А сделано было за десять лет много, ой много же! Не знали в районе более захудалого колхоза, чем забродинский, а теперь... Теперь из того же кабинета он, Павел Савичев, вышел снятым, вышел бывшим председателем одного из самых крепких колхозов области. Сносился сапог, прохудился – за плетень его, в крапиву – не нужен! Обнове всегда радуются. Наверное, порадуются забродинцы и новому председателю... Эх, Вечоркина, Вечоркина!
Процеживая через шафранный снег снежинки, фары нащупали впереди громадные сани с черным в темноте сеном. Савичев высунул наружу левую руку и вращающейся фарой-прожектором пошарил по дороге: шла целая колонна тракторов. Насчитал десять машин с двенадцатью воверх навитыми санями. «Наши! – оживился он. – Шестьсот центнеров сена волокут соседям» В кабину проник устойчивый запах машинного масла, сгоревшей солярки и тронутого плесенью сена.
Савичев дал газ и на первом же разъезде, проделанном в сугробах снегоочистителем, обогнал грохочущую колонну. Остановился, поджидая передний трактор. Тот, как гусеница перед препятствием, порыскал вправо-влево и замер, пофыркивая недоуменно. Из высокой кабины выпрыгнул знакомый широкоплечий тракторист. Лицо Ивана Маркелыча густо заросло щетиной, и казалось оно совсем старым и каким-то очень изможденным.

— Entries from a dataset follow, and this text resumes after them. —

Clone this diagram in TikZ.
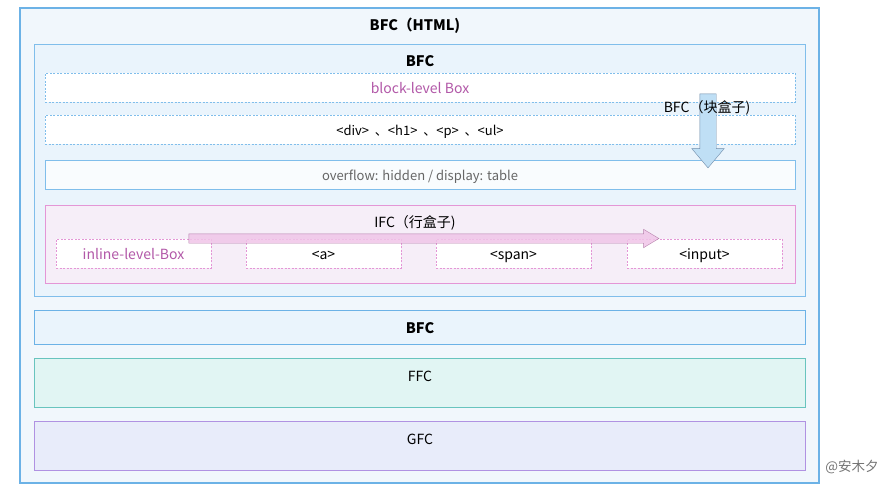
\documentclass[tikz,border=0pt]{standalone}
\usepackage{fontspec}
\setmainfont{Noto Sans CJK SC}
\usepackage{tikz}
\usetikzlibrary{shapes.arrows}
\definecolor{htmlline}{RGB}{108,178,230}
\definecolor{htmlfill}{RGB}{241,247,252}
\definecolor{bfcline}{RGB}{128,190,235}
\definecolor{bfcfill}{RGB}{234,244,252}
\definecolor{ifcline}{RGB}{228,150,214}
\definecolor{ifcfill}{RGB}{246,238,248}
\definecolor{boxtext}{RGB}{178,88,168}
\definecolor{ffcline}{RGB}{104,196,190}
\definecolor{ffcfill}{RGB}{225,245,243}
\definecolor{gfcline}{RGB}{176,146,226}
\definecolor{gfcfill}{RGB}{232,236,250}
\definecolor{arrowline}{RGB}{112,140,170}
\tikzset{
frame/.style={
  rectangle,
  line width=1pt,
  inner sep=0pt
},
dashbox/.style={
  frame,
  draw=bfcline,
  fill=white,
  dash pattern=on 2pt off 1.5pt,
  line width=0.7pt
},
inlinebox/.style={
  dashbox,
  draw=ifcline,
  minimum width=155pt,
  minimum height=29pt
},
txt/.style={font=\fontsize{14}{16}\selectfont, inner sep=0pt,
  text height=13pt, text depth=2pt},
title/.style={txt, font=\fontsize{14.5}{16}\selectfont\bfseries}
}
\begin{document}
\begin{tikzpicture}[x=1pt,y=-1pt]
\useasboundingbox (0,0) rectangle (884,493);
% the outer frame
\node[frame, draw=htmlline, line width=2pt, fill=htmlfill,
  minimum width=799pt, minimum height=475pt] (html) at (419.5,245.5) {};
\node[title] (htmltitle) at (415,25) {BFC（HTML)};
% the inner BFC
\node[frame, draw=bfcline, fill=bfcfill,
  minimum width=771pt, minimum height=252pt] (bfc) at (419.5,170) {};
\node[title] (bfctitle) at (420,61) {BFC};
\node[dashbox, minimum width=750pt, minimum height=29pt] (block) at (420,87.5) {};
\node[txt, text=boxtext] (blocktext) at (420,88) {block-level Box};
\node[dashbox, minimum width=750pt, minimum height=29pt] (tags) at (420,129.5) {};
\node[txt, font=\fontsize{13}{15}\selectfont] (tagstext) at (420,130) {<div> \ 、<h1> \ 、<p> \ 、<ul>};
\node[frame, draw=bfcline, fill=white!70!bfcfill, line width=0.8pt,
  minimum width=750pt, minimum height=29pt] (overflow) at (420,174.5) {};
\node[txt, text=black!60, font=\fontsize{13}{15}\selectfont] (overflowtext) at (420,175) {overflow: hidden / display: table};
% the IFC
\node[frame, draw=ifcline, fill=ifcfill, line width=0.8pt,
  minimum width=750pt, minimum height=78pt] (ifc) at (420,244) {};
\node[txt] (ifctitle) at (415,222) {IFC（行盒子)};
\node[inlinebox] (inl1) at (133.5,253.5) {};
\node[inlinebox] (inl2) at (323.5,253.5) {};
\node[inlinebox] (inl3) at (513.5,253.5) {};
\node[inlinebox] (inl4) at (704.5,253.5) {};
\node[txt, text=boxtext] at (inl1) {inline-level-Box};
\node[txt] at (inl2) {<a>};
\node[txt] at (inl3) {<span>};
\node[txt] at (inl4) {<input>};
% the arrows
\node[single arrow, draw=black!25!ifcline, fill=ifcline!55, opacity=0.85,
  inner sep=4.5pt, single arrow head extend=4.5pt,
  single arrow tip angle=62, minimum height=470pt] (inlarrow) at (420,238.5) {};
\node[single arrow, draw=arrowline, fill=bfcline!50, rotate=-90,
  inner sep=8pt, single arrow head extend=8pt,
  single arrow tip angle=80, minimum height=74pt] (blkarrow) at (708,126) {};
\node[txt] (blklabel) at (707,107) {BFC（块盒子)};
% the other contexts
\node[frame, draw=htmlline, fill=bfcfill,
  minimum width=771pt, minimum height=34pt] (bfc2) at (419.5,327) {};
\node[title] (bfc2text) at (420,328) {BFC};
\node[frame, draw=ffcline, fill=ffcfill,
  minimum width=771pt, minimum height=49pt] (ffc) at (419.5,382.5) {};
\node[txt] (ffctext) at (420,376) {FFC};
\node[frame, draw=gfcline, fill=gfcfill,
  minimum width=771pt, minimum height=49pt] (gfc) at (419.5,445.5) {};
\node[txt] (gfctext) at (420,439) {GFC};
\node[txt, text=black!55, font=\fontsize{13.5}{15}\selectfont] (mark) at (852,466) {@安木夕};
\end{tikzpicture}
\end{document}
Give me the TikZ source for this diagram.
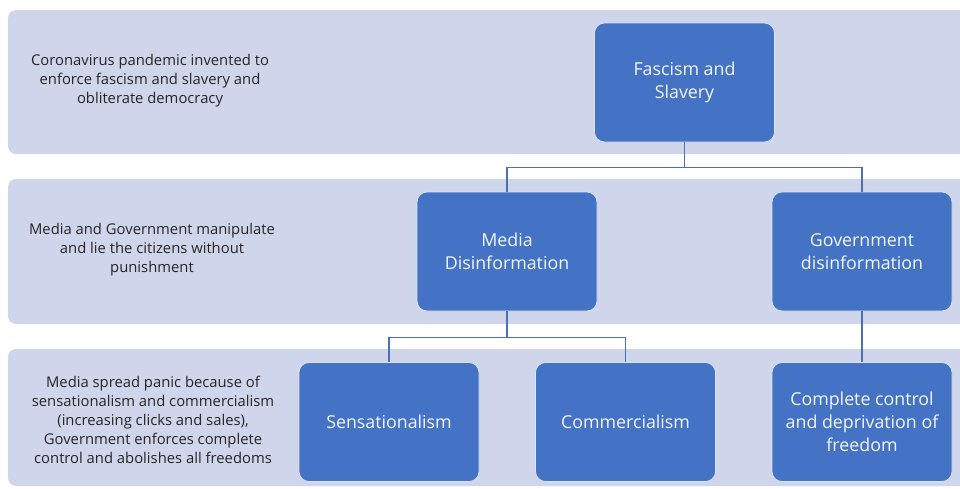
\documentclass[tikz,border=0pt]{standalone}
\usepackage{fontspec}
\setmainfont{Open Sans}
\usetikzlibrary{positioning}
\definecolor{bandfill}{HTML}{CFD5EA}
\definecolor{boxfill}{HTML}{4472C4}
\definecolor{linkcol}{HTML}{4A71B8}
\definecolor{sidetext}{HTML}{262626}

\begin{document}
\begin{tikzpicture}[x=1pt, y=-1pt,
  band/.style={fill=bandfill, rounded corners=8pt},
  orgbox/.style={draw=white!80!boxfill, line width=0.8pt, fill=boxfill, rounded corners=10pt,
    minimum width=180pt, minimum height=119pt, inner sep=0pt, text=white!94!boxfill, align=center,
    font=\fontsize{17.8}{23}\selectfont},
  sidenote/.style={text=sidetext, align=center, font=\fontsize{14.8}{19}\selectfont},
  link/.style={draw=linkcol, line width=1.3pt}]
\useasboundingbox (0,0) rectangle (960,488);
% the three level bands
\begin{scope}
\clip (0,0) rectangle (960,488);
\fill[band] (8,10) rectangle (990,154);
\fill[band] (8,179) rectangle (990,324);
\fill[band] (8,349) rectangle (990,486);
\end{scope}
% side notes
\node[sidenote] (note1) at (150,81) {Coronavirus pandemic invented to\\enforce fascism and slavery and\\obliterate democracy};
\node[sidenote] (note2) at (152,250) {Media and Government manipulate\\and lie the citizens without\\punishment};
\node[sidenote] (note3) at (153,420) {Media spread panic because of\\sensationalism and commercialism\\(increasing clicks and sales),\\Government enforces complete\\control and abolishes all freedoms};
% boxes
\node[orgbox] (fascism) at (684.5,82.5) {Fascism and\\Slavery};
\node[orgbox] (media) at (507,251.5) {Media\\Disinformation};
\node[orgbox] (gov) at (862,251.5) {Government\\disinformation};
\node[orgbox] (sens) at (389,422) {Sensationalism};
\node[orgbox] (comm) at (625.5,422) {Commercialism};
\node[orgbox] (control) at (862,422) {Complete control\\and deprivation of\\freedom};
% connectors
\draw[link] (fascism.south) -- ++(0,25) -| (media.north);
\draw[link] (fascism.south) -- ++(0,25) -| (gov.north);
\draw[link] (media.south) -- ++(0,26) -| (sens.north);
\draw[link] (media.south) -- ++(0,26) -| (comm.north);
\draw[link] (gov.south) -- (control.north);
\end{tikzpicture}
\end{document}
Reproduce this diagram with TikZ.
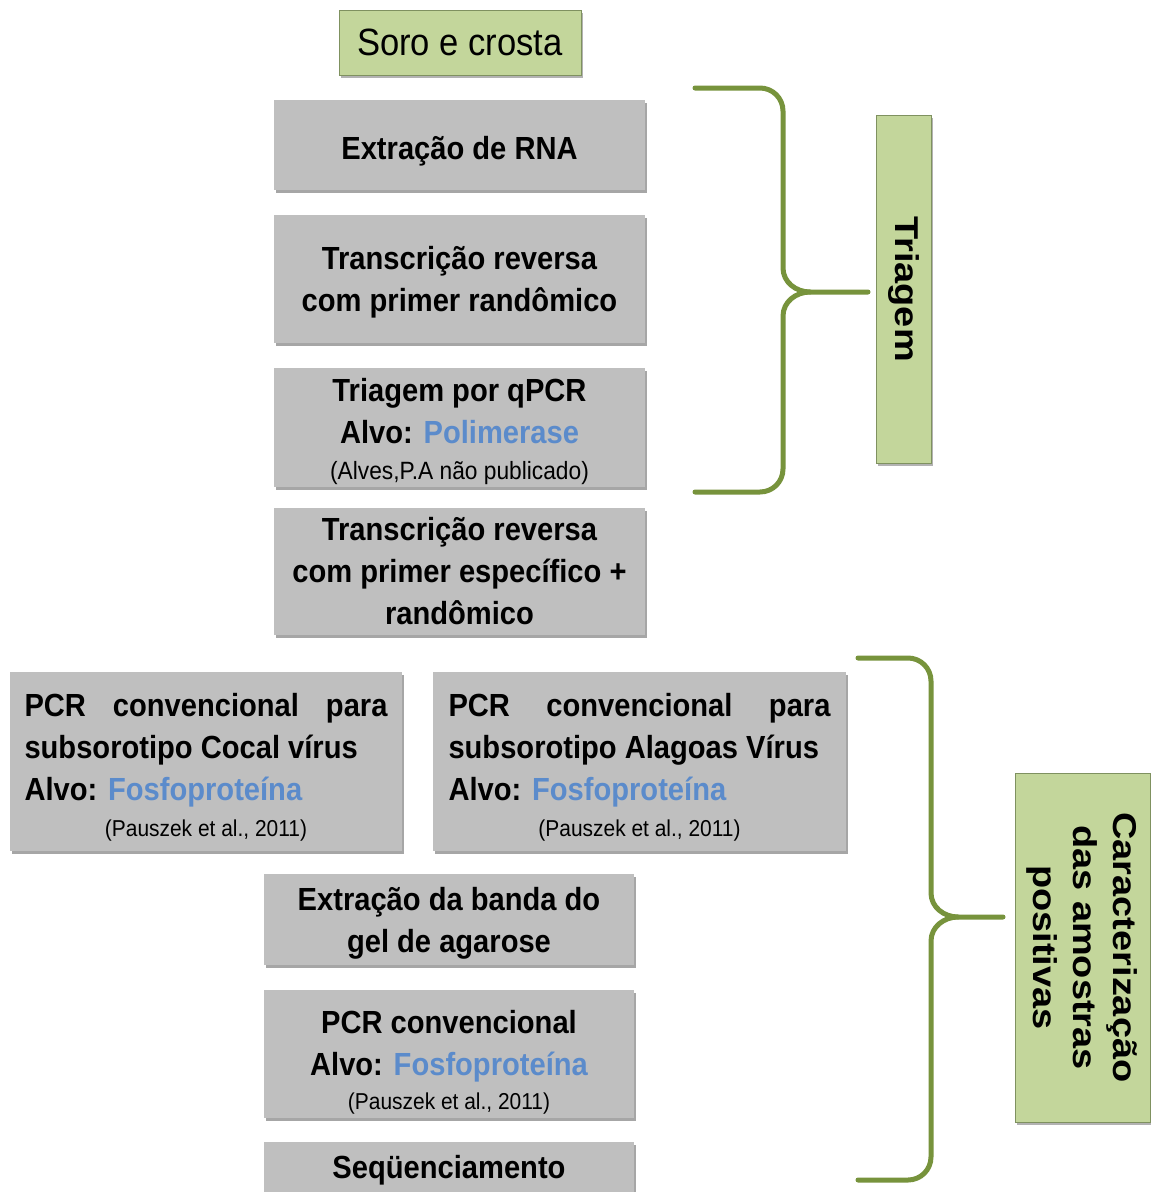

– Болеешь, что ли, Маркелыч?
Ветланов махнул рукой: не спрашивай, дескать. Он все время сухо и отрывисто кашлял. Подошли другие трактористы. И все были угрюмы. На прокопченных солярочными кострами лицах резко отсвечивали белки глаз, как у углекопов.
Рассказали три дня назад погиб Василь Бережко. Переезжали речушку, и передний трактор, на котором ехали Иван Маркелыч и Василь, провалился. Видно, течение или родники подточили с исподу лед, не выдержал. Василь сразу же вынырнул, а Иван Маркелыч не смог – простреленные ноги судорогой свело. Василь сбросил полушубок – и снова в воду. Три раза нырял, пока не вытащил напарника из кабины. Ивана Маркелыча кое-как вытолкнул, а сам больше не появился. Только через полчаса нашли его под самым трактором.
– Из Приречного звонили в Забродный – никто не отвечает. Везем с собой..
Угрюмое молчание. Жадные затяжки табачным дымом. И тихое подвывание ветра где-то в щелях кабины «газика-вездехода».
– Заберете?
– Заберу...
Четверо трактористов принесли завернутое в брезент длинное тело Василя. Кое-как поместили его на заднем сидении машины. Сняли шапки, когда Савичев сел за руль.
На каждой колдобине труп двигался, ерзал, точно живой, но потом вдруг глухо, мертво стукался головой о металлические борта кабины.
Это была ночь, в которую Савичев совсем поседел.